### RECORDS FOR THIS TASK
┌──

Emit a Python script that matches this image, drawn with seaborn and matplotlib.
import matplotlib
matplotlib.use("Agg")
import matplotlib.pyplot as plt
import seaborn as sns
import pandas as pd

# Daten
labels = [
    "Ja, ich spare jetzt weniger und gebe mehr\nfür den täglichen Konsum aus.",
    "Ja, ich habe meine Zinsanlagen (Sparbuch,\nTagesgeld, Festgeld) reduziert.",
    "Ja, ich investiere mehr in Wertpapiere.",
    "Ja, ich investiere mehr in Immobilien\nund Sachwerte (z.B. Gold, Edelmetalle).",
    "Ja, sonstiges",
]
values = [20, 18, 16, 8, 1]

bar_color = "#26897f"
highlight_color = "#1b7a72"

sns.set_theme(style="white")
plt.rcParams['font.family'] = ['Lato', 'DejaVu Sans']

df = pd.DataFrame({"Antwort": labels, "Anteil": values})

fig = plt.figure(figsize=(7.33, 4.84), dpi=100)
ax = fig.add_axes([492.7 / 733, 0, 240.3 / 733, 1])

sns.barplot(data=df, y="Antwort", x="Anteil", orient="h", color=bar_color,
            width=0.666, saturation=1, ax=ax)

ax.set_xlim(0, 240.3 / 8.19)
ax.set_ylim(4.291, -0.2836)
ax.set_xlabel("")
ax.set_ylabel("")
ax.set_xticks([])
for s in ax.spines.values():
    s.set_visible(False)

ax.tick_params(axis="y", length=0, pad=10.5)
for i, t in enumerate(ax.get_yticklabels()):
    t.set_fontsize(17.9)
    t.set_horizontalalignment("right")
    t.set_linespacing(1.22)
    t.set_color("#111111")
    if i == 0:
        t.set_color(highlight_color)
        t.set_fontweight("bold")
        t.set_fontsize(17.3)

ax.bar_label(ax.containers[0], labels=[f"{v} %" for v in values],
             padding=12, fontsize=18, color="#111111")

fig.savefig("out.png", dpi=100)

└──
┌──

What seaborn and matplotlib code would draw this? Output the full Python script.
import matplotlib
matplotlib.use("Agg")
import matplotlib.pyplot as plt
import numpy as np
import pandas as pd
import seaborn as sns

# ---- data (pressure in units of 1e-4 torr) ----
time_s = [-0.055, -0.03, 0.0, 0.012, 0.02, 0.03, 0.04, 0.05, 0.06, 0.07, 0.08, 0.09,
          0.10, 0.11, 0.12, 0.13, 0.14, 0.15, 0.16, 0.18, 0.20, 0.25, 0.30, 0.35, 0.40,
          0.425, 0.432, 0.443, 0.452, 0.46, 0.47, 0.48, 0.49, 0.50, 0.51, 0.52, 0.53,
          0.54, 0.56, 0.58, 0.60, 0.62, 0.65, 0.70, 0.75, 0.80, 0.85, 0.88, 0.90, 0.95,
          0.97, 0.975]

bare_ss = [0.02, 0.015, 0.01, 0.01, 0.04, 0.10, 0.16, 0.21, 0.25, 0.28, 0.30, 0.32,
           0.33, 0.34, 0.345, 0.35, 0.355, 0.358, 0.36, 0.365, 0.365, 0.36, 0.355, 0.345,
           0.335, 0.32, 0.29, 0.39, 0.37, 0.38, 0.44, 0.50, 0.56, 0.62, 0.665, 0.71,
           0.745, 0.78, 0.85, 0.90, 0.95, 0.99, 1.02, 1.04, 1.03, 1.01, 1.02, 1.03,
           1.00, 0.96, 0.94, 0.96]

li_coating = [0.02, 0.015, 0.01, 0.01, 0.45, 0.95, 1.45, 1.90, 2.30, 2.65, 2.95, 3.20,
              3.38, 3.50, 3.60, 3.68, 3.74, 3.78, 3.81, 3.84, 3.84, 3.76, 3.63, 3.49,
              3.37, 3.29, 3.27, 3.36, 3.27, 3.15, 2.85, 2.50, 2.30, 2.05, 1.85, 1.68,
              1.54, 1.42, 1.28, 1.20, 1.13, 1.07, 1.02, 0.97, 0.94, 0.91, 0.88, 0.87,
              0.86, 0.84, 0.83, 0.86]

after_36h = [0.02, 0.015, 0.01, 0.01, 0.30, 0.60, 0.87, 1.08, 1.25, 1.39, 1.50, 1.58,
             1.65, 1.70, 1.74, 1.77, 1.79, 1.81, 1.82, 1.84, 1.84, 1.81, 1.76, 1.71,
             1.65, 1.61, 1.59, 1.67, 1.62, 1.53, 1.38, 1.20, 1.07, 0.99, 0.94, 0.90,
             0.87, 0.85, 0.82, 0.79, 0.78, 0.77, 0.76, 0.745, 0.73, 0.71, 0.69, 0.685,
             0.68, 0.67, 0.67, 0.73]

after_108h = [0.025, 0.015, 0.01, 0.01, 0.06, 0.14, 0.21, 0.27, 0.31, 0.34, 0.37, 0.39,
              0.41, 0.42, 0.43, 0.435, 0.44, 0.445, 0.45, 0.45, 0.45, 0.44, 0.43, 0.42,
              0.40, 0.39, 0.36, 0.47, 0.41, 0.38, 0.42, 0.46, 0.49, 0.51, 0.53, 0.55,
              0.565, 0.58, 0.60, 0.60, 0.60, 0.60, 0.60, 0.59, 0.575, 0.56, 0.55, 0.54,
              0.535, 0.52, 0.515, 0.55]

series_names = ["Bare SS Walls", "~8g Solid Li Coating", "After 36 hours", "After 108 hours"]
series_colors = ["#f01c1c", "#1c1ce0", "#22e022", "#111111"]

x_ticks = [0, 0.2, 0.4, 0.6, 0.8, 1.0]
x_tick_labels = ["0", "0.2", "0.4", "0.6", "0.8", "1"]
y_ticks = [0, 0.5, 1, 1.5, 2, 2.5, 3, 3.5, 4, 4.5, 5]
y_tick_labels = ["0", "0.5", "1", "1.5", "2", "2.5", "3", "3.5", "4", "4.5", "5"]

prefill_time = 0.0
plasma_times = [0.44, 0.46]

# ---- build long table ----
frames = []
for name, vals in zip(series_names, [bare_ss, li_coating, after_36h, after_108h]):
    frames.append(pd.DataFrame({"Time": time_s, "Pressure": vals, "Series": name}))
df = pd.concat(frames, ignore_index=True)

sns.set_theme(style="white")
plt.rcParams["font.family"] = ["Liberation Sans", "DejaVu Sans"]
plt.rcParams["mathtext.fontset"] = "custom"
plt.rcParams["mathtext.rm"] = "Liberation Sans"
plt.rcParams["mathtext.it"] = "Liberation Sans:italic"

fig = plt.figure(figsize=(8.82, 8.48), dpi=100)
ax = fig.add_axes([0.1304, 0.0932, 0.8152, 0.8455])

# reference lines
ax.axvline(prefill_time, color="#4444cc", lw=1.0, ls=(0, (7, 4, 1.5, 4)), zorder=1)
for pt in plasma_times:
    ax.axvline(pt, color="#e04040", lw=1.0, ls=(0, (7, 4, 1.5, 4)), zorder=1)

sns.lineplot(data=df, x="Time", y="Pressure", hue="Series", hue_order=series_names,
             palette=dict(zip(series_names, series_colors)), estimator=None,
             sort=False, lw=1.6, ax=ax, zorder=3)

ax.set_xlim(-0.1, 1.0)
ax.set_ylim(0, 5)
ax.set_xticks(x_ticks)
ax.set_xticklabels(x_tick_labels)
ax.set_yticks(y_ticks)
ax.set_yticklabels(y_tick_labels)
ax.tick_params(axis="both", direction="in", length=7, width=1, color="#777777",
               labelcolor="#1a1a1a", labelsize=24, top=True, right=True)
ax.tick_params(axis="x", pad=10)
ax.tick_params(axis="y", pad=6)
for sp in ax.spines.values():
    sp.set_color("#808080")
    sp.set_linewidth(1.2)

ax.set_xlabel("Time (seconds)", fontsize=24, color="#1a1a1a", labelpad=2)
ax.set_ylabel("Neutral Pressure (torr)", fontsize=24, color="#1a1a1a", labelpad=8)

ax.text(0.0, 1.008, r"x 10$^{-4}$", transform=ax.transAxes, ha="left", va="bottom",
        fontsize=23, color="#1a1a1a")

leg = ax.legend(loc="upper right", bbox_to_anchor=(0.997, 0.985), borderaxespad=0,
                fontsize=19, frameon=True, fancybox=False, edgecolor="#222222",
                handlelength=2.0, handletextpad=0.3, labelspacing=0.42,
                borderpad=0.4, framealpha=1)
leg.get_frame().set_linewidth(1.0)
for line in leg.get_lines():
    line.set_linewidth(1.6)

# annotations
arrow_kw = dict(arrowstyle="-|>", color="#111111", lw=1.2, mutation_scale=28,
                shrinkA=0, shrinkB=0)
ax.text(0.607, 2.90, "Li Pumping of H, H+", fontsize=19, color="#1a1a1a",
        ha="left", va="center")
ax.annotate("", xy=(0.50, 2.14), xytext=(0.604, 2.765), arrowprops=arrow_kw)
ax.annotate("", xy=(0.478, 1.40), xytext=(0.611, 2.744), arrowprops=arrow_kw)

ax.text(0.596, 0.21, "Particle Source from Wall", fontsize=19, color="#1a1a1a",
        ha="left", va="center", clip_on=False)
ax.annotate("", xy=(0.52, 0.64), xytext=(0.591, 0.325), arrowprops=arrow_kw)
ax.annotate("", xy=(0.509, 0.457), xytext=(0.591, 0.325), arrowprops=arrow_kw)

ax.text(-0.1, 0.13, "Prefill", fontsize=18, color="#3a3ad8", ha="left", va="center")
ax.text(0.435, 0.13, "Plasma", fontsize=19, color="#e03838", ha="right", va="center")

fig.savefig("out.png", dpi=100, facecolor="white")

└──

### GIVEN PROBLEM
Quote only the lines running from the line that holds "What seaborn and" to the line that holds "1.00, 0.96, 0.94, 0.96]", both ends included.

### TASK RESULT
What seaborn and matplotlib code would draw this? Output the full Python script.
import matplotlib
matplotlib.use("Agg")
import matplotlib.pyplot as plt
import numpy as np
import pandas as pd
import seaborn as sns

# ---- data (pressure in units of 1e-4 torr) ----
time_s = [-0.055, -0.03, 0.0, 0.012, 0.02, 0.03, 0.04, 0.05, 0.06, 0.07, 0.08, 0.09,
          0.10, 0.11, 0.12, 0.13, 0.14, 0.15, 0.16, 0.18, 0.20, 0.25, 0.30, 0.35, 0.40,
          0.425, 0.432, 0.443, 0.452, 0.46, 0.47, 0.48, 0.49, 0.50, 0.51, 0.52, 0.53,
          0.54, 0.56, 0.58, 0.60, 0.62, 0.65, 0.70, 0.75, 0.80, 0.85, 0.88, 0.90, 0.95,
          0.97, 0.975]

bare_ss = [0.02, 0.015, 0.01, 0.01, 0.04, 0.10, 0.16, 0.21, 0.25, 0.28, 0.30, 0.32,
           0.33, 0.34, 0.345, 0.35, 0.355, 0.358, 0.36, 0.365, 0.365, 0.36, 0.355, 0.345,
           0.335, 0.32, 0.29, 0.39, 0.37, 0.38, 0.44, 0.50, 0.56, 0.62, 0.665, 0.71,
           0.745, 0.78, 0.85, 0.90, 0.95, 0.99, 1.02, 1.04, 1.03, 1.01, 1.02, 1.03,
           1.00, 0.96, 0.94, 0.96]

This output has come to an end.